Where is the Watermark? Interpretable Watermark Detection at the Block Level
Maria Bulychev , Neil G. Marchant , Benjamin I. P. Rubinstein
Published on arXiv
2512.14994
Output Integrity Attack
OWASP ML Top 10 — ML09
Key Finding
Watermarks remain robust to cropping up to half the image while providing interpretable block-level detection maps that outperform prior post-hoc methods in transparency
Block-level DWT Watermarking
Novel technique introduced
Recent advances in generative AI have enabled the creation of highly realistic digital content, raising concerns around authenticity, ownership, and misuse. While watermarking has become an increasingly important mechanism to trace and protect digital media, most existing image watermarking schemes operate as black boxes, producing global detection scores without offering any insight into how or where the watermark is present. This lack of transparency impacts user trust and makes it difficult to interpret the impact of tampering.

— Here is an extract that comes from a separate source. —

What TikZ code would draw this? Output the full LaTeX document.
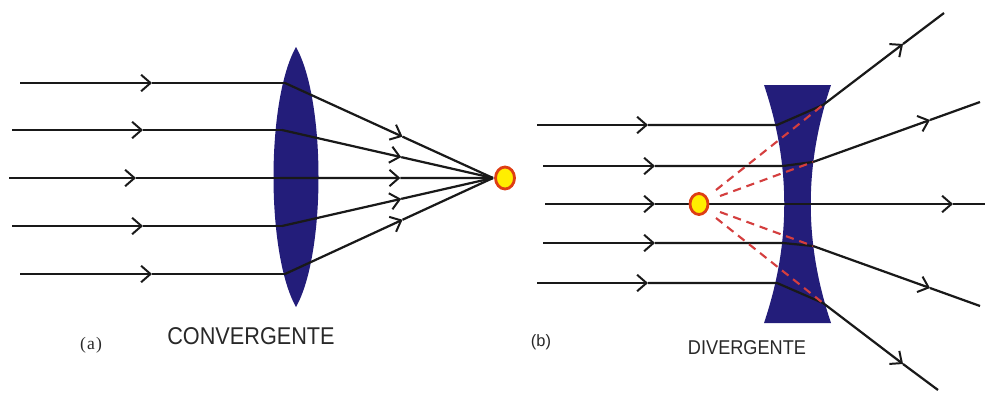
\documentclass[tikz,border=0pt]{standalone}
\usepackage{fontspec}
\setmainfont{Liberation Serif}
\setsansfont{Liberation Sans}
\usetikzlibrary{arrows.meta,calc}
\definecolor{lensblue}{RGB}{35,29,122}
\definecolor{dashred}{RGB}{212,62,62}
\definecolor{dotfill}{RGB}{255,238,0}
\definecolor{dotline}{RGB}{222,62,20}
\definecolor{txtgray}{RGB}{40,40,40}
\tikzset{
  ray/.style={line width=1.9pt,black!90},
  rayarr/.style={ray,-{Straight Barb[length=8pt,width=14pt,line width=1.7pt]}},
  lens/.style={fill=lensblue,draw=none},
  virt/.style={line width=1.8pt,dashred,dash pattern=on 7pt off 5pt},
  focus/.style={fill=dotfill,draw=dotline,line width=2.4pt},
  lbl/.style={font=\sffamily,text=txtgray,inner sep=0pt},
  tag/.style={font=\rmfamily,text=txtgray,inner sep=0pt}
}
\begin{document}
\begin{tikzpicture}[x=0.03cm,y=-0.03cm]
\useasboundingbox (0,0) rectangle (993,392);
% ---------- (a) converging lens ----------
\fill[lens] (296,47) .. controls (266,100) and (266,254) .. (296,307)
            .. controls (326,254) and (326,100) .. (296,47) -- cycle;
\coordinate (F) at (493,178);
\foreach \i/\sx/\y/\ax/\bx in {1/20/83/152/285, 2/12/130/143/282, 3/9/178/136/280, 4/12/226/143/282, 5/20/274/152/285}{
  \coordinate (s\i) at (\sx,\y);
  \coordinate (h\i) at (\ax,\y);
  \coordinate (b\i) at (\bx,\y);
  \coordinate (m\i) at ($(b\i)!0.565!(F)$);
  \draw[rayarr] (s\i) -- (h\i);
  \draw[ray] (h\i) -- (b\i);
  \draw[rayarr] (b\i) -- (m\i);
  \draw[ray] (m\i) -- (F);
}
\path[focus] (505,178) ellipse [x radius=9.5, y radius=11];
\node[lbl] (conv) at (251,336) {\scalebox{1}[1.12]{\fontsize{18.5}{20}\selectfont CONVERGENTE}};
\node[tag] (ta) at (91,345) {\fontsize{15}{17}\selectfont(\kern1pt a\kern1pt)};
% ---------- (b) diverging lens ----------
\fill[lens] (764,85) -- (831,85) .. controls (804,165) and (804,243) .. (831,323)
            -- (764,323) .. controls (791,243) and (791,165) .. (764,85) -- cycle;
\coordinate (V) at (699,204);
% ray 1
\coordinate (r1s) at (537,125); \coordinate (r1h) at (648,125);
\coordinate (r1b) at (777,125); \coordinate (r1x) at (823,105);
\coordinate (r1a) at (903,44);  \coordinate (r1e) at (944,13);
% ray 2
\coordinate (r2s) at (543,166); \coordinate (r2h) at (655,166);
\coordinate (r2b) at (783,166); \coordinate (r2x) at (813,162);
\coordinate (r2a) at (930,120); \coordinate (r2e) at (980,102);
% ray 3
\coordinate (r3s) at (545,204); \coordinate (r3h) at (655,204);
\coordinate (r3a) at (953,204); \coordinate (r3e) at (985,204);
% ray 4
\coordinate (r4s) at (543,243); \coordinate (r4h) at (655,243);
\coordinate (r4b) at (783,243); \coordinate (r4x) at (813,246);
\coordinate (r4a) at (930,288); \coordinate (r4e) at (980,306);
% ray 5
\coordinate (r5s) at (537,283); \coordinate (r5h) at (648,283);
\coordinate (r5b) at (777,283); \coordinate (r5x) at (823,303);
\coordinate (r5a) at (903,364); \coordinate (r5e) at (938,390);
\foreach \i in {1,2,4,5}{
  \draw[rayarr] (r\i s) -- (r\i h);
  \draw[ray] (r\i h) -- (r\i b) -- (r\i x);
  \draw[rayarr] (r\i x) -- (r\i a);
  \draw[ray] (r\i a) -- (r\i e);
}
\draw[rayarr] (r3s) -- (r3h);
\draw[rayarr] (r3h) -- (r3a);
\draw[ray] (r3a) -- (r3e);
% virtual rays
\coordinate (d1) at (716,190); \coordinate (d2) at (720,196);
\coordinate (d4) at (720,212); \coordinate (d5) at (716,218);
\draw[virt] (d1) -- (r1x);
\draw[virt] (d2) -- (r2x);
\draw[virt] (d4) -- (r4x);
\draw[virt] (d5) -- (r5x);
\path[focus] (V) ellipse [x radius=9, y radius=10.5];
\node[lbl] (div) at (747,348) {\scalebox{1}[1.1]{\fontsize{15.5}{18}\selectfont DIVERGENTE}};
\node[lbl] (tb) at (541,342) {\fontsize{14}{16}\selectfont(b)};
\end{tikzpicture}
\end{document}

In this paper, we present a post-hoc image watermarking method that combines localised embedding with region-level interpretability. Our approach embeds watermark signals in the discrete wavelet transform domain using a statistical block-wise strategy. This allows us to generate detection maps that reveal which regions of an image are likely watermarked or altered. We show that our method achieves strong robustness against common image transformations while remaining sensitive to semantic manipulations. At the same time, the watermark remains highly imperceptible. Compared to prior post-hoc methods, our approach offers more interpretable detection while retaining competitive robustness. For example, our watermarks are robust to cropping up to half the image.
Key Contributions
- Post-hoc image watermarking method using discrete wavelet transform domain with statistical block-wise embedding strategy
- Region-level detection maps that reveal which blocks of an image are watermarked or semantically altered, providing interpretable tamper localization
- Demonstration of robustness to common image transformations (e.g., cropping up to 50% of the image) while remaining sensitive to semantic manipulations and maintaining imperceptibility
🛡️ Threat Analysis
Embeds watermarks in image content (DWT domain) to trace provenance and detect tampering — this is content watermarking for output integrity/authenticity, not model weight watermarking. The detection maps that localize altered regions are a direct output integrity mechanism.